● **Data section**:
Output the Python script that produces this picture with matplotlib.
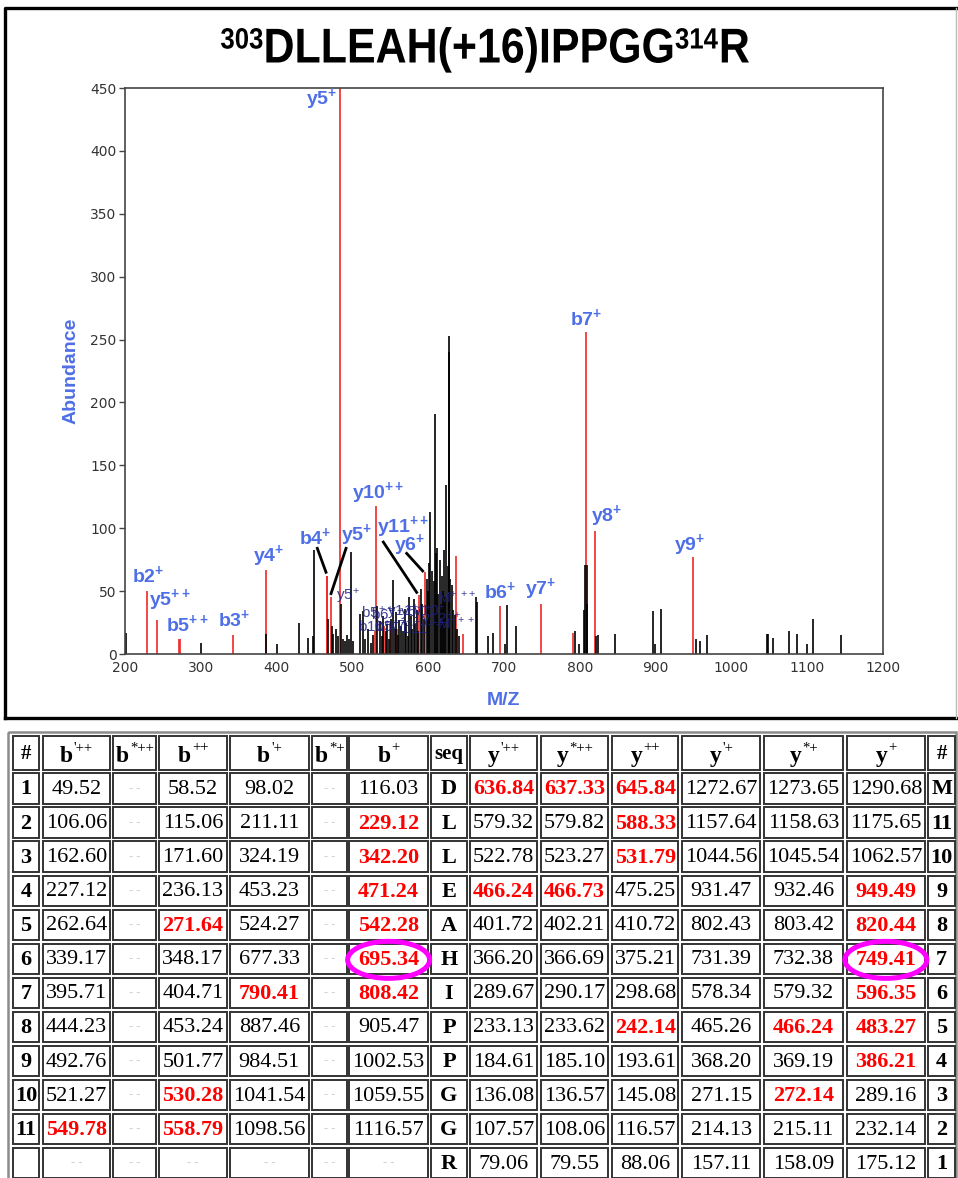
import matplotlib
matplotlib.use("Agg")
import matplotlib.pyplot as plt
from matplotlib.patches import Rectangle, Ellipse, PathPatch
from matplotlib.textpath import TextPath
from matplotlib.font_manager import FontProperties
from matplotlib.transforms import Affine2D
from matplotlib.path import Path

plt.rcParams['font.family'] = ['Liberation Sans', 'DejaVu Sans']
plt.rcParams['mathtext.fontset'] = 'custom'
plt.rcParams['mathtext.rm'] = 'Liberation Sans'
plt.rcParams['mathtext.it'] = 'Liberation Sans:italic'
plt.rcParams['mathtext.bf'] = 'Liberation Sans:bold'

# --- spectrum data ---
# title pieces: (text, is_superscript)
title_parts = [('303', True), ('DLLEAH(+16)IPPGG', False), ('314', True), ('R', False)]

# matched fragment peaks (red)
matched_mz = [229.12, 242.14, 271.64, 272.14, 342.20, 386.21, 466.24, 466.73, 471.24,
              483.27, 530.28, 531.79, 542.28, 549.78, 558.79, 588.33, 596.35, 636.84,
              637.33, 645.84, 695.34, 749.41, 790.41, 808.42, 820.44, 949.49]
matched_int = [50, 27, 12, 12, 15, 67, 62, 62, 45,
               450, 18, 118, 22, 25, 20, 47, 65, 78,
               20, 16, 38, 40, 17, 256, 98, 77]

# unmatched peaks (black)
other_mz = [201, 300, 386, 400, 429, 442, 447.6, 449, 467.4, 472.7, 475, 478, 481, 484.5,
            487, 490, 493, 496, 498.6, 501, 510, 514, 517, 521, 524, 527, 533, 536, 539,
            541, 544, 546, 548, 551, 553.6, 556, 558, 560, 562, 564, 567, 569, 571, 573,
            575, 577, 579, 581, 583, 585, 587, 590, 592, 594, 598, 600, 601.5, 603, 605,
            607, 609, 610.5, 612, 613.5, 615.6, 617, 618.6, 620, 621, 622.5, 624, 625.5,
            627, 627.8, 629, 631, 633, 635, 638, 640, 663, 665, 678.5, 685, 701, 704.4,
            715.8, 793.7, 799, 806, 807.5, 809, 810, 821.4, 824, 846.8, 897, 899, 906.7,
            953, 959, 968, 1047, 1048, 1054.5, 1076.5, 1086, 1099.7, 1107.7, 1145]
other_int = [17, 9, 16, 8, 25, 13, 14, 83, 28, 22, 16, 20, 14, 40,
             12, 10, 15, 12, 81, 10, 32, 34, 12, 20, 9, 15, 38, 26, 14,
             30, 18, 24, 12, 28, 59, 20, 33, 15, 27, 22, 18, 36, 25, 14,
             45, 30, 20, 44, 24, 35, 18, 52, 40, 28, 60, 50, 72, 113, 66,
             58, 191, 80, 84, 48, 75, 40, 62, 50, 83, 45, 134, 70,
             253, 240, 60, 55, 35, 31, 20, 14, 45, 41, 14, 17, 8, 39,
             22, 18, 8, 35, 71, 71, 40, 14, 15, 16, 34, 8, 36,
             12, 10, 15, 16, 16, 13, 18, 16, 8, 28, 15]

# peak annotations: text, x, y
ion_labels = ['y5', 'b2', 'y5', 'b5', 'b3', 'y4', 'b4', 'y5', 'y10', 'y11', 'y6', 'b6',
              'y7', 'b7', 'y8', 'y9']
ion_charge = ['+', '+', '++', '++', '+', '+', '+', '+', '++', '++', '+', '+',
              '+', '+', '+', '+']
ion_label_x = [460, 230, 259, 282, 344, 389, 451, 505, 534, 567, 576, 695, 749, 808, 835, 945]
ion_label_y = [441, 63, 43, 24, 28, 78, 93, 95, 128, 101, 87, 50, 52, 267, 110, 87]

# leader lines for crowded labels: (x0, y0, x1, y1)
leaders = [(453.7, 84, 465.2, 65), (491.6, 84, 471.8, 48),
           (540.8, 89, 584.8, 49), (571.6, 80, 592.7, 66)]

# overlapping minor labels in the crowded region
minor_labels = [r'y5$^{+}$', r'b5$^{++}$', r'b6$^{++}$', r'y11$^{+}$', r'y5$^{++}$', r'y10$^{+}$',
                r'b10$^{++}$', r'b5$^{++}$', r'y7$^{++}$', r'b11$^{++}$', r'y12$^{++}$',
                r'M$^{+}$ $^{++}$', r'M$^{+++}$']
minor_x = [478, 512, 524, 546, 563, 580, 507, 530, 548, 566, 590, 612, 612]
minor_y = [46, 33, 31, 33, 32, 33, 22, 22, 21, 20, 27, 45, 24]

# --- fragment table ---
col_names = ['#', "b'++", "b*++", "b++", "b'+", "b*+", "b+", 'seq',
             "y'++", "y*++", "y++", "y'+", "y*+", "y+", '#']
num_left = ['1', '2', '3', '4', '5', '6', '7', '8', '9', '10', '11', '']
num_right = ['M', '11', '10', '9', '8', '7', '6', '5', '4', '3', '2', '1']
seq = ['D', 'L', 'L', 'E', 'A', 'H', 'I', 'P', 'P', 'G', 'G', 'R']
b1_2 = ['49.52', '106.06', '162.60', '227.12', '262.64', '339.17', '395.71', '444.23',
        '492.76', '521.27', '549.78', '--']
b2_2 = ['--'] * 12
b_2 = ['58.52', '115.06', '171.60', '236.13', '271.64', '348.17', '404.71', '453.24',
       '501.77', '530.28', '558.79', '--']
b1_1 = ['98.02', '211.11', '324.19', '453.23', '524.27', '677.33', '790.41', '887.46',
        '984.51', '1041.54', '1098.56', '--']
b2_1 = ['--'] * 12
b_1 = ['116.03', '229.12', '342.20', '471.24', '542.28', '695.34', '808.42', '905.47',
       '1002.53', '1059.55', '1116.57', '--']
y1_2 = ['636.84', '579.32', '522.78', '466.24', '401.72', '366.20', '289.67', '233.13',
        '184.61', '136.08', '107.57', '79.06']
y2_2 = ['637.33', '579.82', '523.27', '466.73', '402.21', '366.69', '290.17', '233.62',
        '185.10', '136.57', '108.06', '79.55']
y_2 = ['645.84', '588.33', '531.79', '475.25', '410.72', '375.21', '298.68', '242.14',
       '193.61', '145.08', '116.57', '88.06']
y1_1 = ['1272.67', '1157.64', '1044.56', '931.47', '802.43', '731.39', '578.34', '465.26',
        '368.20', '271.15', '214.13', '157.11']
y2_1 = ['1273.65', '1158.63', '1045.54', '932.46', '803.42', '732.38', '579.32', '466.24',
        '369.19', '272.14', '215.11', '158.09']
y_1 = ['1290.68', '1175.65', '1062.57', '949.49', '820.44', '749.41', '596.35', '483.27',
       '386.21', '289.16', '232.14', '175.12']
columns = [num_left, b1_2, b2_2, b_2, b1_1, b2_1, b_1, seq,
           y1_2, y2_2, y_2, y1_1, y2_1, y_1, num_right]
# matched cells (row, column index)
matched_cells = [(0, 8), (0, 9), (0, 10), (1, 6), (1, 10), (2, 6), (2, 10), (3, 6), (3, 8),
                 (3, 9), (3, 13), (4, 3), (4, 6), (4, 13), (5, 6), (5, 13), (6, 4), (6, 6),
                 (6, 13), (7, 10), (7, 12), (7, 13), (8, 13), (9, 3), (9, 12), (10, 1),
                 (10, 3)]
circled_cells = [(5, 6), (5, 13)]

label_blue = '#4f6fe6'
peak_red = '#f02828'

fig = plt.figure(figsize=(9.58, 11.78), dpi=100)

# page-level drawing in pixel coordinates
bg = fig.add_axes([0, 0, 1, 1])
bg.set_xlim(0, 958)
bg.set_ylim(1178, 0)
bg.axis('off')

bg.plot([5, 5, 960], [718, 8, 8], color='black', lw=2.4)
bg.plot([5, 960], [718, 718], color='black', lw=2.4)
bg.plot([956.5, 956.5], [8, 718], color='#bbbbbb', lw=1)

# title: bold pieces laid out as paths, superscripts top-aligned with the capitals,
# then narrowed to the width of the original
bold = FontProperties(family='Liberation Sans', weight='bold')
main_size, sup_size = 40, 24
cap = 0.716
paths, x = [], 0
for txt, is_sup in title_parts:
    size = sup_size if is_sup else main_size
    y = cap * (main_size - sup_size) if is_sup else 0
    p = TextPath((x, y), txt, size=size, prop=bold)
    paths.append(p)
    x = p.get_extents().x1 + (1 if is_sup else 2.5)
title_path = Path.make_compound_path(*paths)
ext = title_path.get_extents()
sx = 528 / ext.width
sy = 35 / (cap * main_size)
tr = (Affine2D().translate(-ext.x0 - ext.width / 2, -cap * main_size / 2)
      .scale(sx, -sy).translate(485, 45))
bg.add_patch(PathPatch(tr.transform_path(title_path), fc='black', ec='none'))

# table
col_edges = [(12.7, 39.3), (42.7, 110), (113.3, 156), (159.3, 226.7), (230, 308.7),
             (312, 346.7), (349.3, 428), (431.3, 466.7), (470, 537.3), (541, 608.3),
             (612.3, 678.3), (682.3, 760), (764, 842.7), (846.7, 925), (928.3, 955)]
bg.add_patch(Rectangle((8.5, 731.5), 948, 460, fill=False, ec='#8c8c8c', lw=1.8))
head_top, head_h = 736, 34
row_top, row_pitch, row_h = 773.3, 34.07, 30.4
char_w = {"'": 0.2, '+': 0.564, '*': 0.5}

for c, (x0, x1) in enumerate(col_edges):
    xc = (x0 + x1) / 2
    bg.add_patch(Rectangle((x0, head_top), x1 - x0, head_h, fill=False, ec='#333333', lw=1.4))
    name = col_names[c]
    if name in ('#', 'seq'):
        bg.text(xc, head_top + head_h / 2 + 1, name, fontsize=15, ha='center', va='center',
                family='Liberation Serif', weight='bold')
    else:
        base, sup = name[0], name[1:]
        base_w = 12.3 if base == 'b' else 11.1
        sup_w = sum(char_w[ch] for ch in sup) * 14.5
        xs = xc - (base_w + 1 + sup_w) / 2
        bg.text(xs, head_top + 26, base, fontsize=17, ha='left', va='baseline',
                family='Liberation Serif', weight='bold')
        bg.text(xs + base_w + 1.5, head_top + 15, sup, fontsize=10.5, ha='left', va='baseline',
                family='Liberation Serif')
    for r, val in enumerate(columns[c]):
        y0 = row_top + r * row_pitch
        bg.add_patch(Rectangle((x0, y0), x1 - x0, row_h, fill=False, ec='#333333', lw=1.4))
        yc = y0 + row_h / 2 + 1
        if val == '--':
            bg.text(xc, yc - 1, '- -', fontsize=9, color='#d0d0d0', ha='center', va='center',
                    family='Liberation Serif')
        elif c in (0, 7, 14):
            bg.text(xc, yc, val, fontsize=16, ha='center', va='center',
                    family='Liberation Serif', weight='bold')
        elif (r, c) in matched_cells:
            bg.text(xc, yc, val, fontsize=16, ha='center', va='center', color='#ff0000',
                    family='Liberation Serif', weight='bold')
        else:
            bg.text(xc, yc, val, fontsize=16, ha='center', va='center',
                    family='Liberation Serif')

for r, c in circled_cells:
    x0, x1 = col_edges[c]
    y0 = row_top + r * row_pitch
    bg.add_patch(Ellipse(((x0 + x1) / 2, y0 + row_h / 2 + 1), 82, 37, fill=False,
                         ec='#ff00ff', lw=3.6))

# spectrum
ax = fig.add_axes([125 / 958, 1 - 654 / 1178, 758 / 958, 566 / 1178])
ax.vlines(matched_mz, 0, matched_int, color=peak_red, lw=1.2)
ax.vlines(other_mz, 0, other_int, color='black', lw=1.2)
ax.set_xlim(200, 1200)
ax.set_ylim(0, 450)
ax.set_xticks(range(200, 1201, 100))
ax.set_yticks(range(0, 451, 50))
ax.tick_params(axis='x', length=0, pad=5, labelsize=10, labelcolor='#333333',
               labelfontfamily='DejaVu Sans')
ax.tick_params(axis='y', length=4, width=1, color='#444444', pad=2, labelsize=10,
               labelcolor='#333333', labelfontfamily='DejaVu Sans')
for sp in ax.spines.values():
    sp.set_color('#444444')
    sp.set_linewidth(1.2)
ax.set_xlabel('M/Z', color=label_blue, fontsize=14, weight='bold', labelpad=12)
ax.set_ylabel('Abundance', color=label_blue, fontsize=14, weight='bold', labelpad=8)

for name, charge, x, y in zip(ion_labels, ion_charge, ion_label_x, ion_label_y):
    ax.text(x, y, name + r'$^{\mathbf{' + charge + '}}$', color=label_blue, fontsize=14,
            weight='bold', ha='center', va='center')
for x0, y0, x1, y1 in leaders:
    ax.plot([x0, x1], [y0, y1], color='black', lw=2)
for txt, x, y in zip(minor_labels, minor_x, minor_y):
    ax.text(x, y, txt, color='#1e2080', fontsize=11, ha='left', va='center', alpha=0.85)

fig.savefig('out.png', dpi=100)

● **Problem requirements**: Please extract exactly the lines of the data, from the first through the line containing "from matplotlib.path import Path", and add no pictures to the copy.

● **Reply to the task**:
Output the Python script that produces this picture with matplotlib.
import matplotlib
matplotlib.use("Agg")
import matplotlib.pyplot as plt
from matplotlib.patches import Rectangle, Ellipse, PathPatch
from matplotlib.textpath import TextPath
from matplotlib.font_manager import FontProperties
from matplotlib.transforms import Affine2D
from matplotlib.path import Path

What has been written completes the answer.